• _Directions_
In the entries below, which lines run from the one containing "Rebuild this chart" to the one containing "112, bottom: 480"? Copy exactly those lines, ends included, and no others.

━━ Supplied material ━━

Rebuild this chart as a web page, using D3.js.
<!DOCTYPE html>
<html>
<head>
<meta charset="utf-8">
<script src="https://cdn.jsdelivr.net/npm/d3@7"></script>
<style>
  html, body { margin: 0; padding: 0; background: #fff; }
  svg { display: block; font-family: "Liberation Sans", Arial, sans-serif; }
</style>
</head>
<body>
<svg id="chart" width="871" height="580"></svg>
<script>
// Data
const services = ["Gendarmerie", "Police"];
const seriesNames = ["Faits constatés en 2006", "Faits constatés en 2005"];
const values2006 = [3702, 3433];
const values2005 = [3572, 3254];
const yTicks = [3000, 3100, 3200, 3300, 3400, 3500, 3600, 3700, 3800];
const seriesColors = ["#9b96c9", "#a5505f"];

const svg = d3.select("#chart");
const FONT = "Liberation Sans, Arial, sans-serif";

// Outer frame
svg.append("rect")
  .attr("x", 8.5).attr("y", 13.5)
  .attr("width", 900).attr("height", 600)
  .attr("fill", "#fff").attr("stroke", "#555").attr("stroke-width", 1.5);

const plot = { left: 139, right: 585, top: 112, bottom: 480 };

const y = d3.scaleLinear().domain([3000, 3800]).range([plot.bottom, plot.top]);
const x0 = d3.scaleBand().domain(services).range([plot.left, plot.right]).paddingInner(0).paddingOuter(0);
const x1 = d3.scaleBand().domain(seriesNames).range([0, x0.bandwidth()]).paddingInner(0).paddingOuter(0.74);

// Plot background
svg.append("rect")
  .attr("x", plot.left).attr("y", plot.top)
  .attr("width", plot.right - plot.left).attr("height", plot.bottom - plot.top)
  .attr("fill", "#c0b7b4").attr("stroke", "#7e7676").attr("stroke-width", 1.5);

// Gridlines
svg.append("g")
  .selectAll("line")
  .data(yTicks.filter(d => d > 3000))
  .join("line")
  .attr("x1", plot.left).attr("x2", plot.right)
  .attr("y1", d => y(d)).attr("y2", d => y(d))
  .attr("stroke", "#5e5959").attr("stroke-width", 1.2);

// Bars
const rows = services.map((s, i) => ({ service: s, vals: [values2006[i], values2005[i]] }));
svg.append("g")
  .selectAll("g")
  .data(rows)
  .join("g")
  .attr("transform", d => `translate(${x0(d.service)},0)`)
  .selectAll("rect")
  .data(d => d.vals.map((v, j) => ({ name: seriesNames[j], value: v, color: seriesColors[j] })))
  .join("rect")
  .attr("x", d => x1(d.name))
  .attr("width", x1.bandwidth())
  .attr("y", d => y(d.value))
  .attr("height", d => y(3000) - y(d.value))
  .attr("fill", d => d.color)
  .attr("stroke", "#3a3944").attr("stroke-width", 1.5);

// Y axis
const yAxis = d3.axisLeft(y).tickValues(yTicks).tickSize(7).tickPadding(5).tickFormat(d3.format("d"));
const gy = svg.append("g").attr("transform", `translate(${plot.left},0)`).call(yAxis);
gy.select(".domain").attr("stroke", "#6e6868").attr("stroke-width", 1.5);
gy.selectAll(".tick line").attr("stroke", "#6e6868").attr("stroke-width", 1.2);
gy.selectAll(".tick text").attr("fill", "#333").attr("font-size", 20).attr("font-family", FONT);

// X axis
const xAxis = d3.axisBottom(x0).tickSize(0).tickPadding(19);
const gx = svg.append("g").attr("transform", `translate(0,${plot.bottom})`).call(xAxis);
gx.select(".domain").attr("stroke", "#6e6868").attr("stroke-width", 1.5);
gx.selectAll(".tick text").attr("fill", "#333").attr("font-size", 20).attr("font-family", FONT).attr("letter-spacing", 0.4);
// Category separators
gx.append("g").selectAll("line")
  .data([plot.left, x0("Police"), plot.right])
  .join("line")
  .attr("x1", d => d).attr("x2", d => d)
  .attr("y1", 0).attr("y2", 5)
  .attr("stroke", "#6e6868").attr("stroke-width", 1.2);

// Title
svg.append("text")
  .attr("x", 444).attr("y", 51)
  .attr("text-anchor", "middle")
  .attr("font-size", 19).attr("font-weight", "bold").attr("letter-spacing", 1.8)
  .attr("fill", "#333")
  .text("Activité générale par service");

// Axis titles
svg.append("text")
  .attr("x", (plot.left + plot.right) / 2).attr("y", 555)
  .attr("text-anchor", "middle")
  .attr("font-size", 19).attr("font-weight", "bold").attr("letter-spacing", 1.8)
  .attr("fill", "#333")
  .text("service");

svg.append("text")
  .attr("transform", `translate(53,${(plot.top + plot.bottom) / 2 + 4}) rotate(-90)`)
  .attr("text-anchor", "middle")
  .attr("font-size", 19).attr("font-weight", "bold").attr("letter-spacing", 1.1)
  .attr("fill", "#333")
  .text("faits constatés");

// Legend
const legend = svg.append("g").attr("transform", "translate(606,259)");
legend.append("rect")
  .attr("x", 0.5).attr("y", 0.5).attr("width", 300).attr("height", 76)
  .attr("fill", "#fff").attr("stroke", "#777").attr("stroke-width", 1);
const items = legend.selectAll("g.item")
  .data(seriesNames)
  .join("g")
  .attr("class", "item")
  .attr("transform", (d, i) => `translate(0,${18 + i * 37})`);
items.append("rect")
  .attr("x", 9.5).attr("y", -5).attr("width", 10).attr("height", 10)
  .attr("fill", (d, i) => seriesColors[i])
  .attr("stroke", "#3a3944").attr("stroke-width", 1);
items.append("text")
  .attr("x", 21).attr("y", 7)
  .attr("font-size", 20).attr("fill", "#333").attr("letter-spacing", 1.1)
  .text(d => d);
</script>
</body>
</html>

━━━
━━ Supplied material ━━

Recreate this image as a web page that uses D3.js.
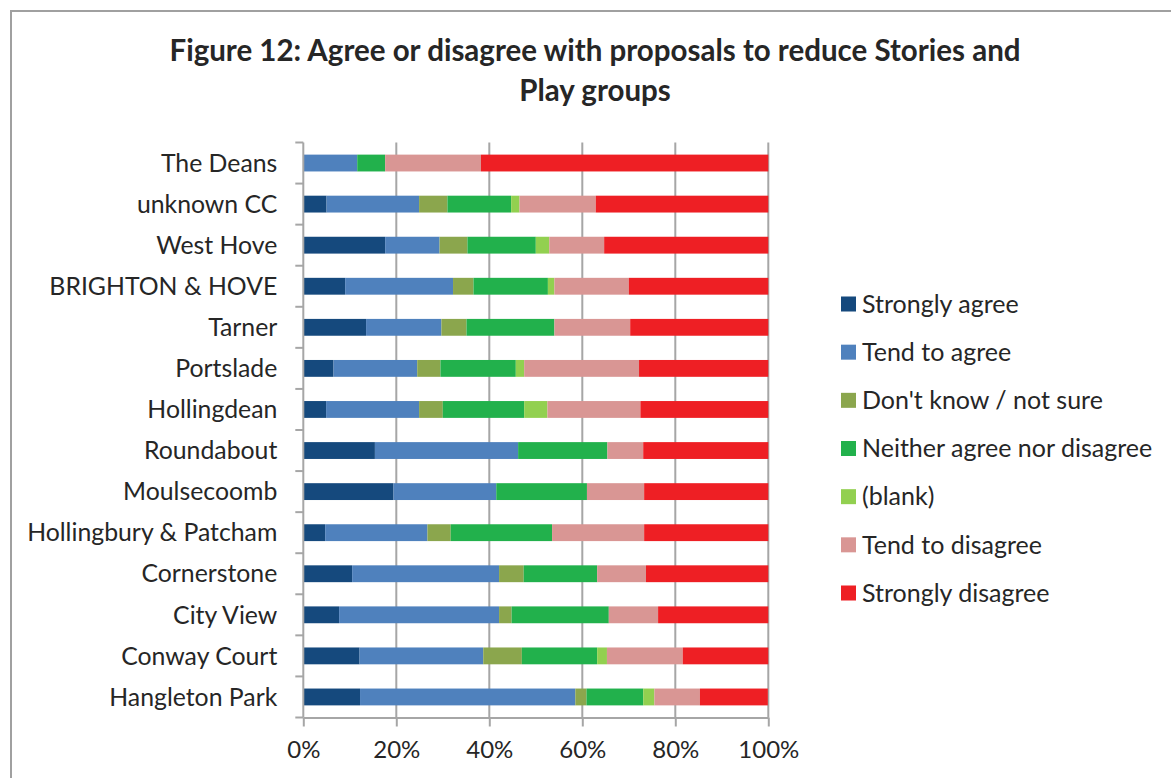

━━━

• _Complete output_
Rebuild this chart as a web page, using D3.js.
<!DOCTYPE html>
<html>
<head>
<meta charset="utf-8">
<script src="https://cdn.jsdelivr.net/npm/d3@7"></script>
<style>
  html, body { margin: 0; padding: 0; background: #fff; }
  svg { display: block; font-family: "Liberation Sans", Arial, sans-serif; }
</style>
</head>
<body>
<svg id="chart" width="871" height="580"></svg>
<script>
// Data
const services = ["Gendarmerie", "Police"];
const seriesNames = ["Faits constatés en 2006", "Faits constatés en 2005"];
const values2006 = [3702, 3433];
const values2005 = [3572, 3254];
const yTicks = [3000, 3100, 3200, 3300, 3400, 3500, 3600, 3700, 3800];
const seriesColors = ["#9b96c9", "#a5505f"];

const svg = d3.select("#chart");
const FONT = "Liberation Sans, Arial, sans-serif";

// Outer frame
svg.append("rect")
  .attr("x", 8.5).attr("y", 13.5)
  .attr("width", 900).attr("height", 600)
  .attr("fill", "#fff").attr("stroke", "#555").attr("stroke-width", 1.5);

const plot = { left: 139, right: 585, top: 112, bottom: 480 };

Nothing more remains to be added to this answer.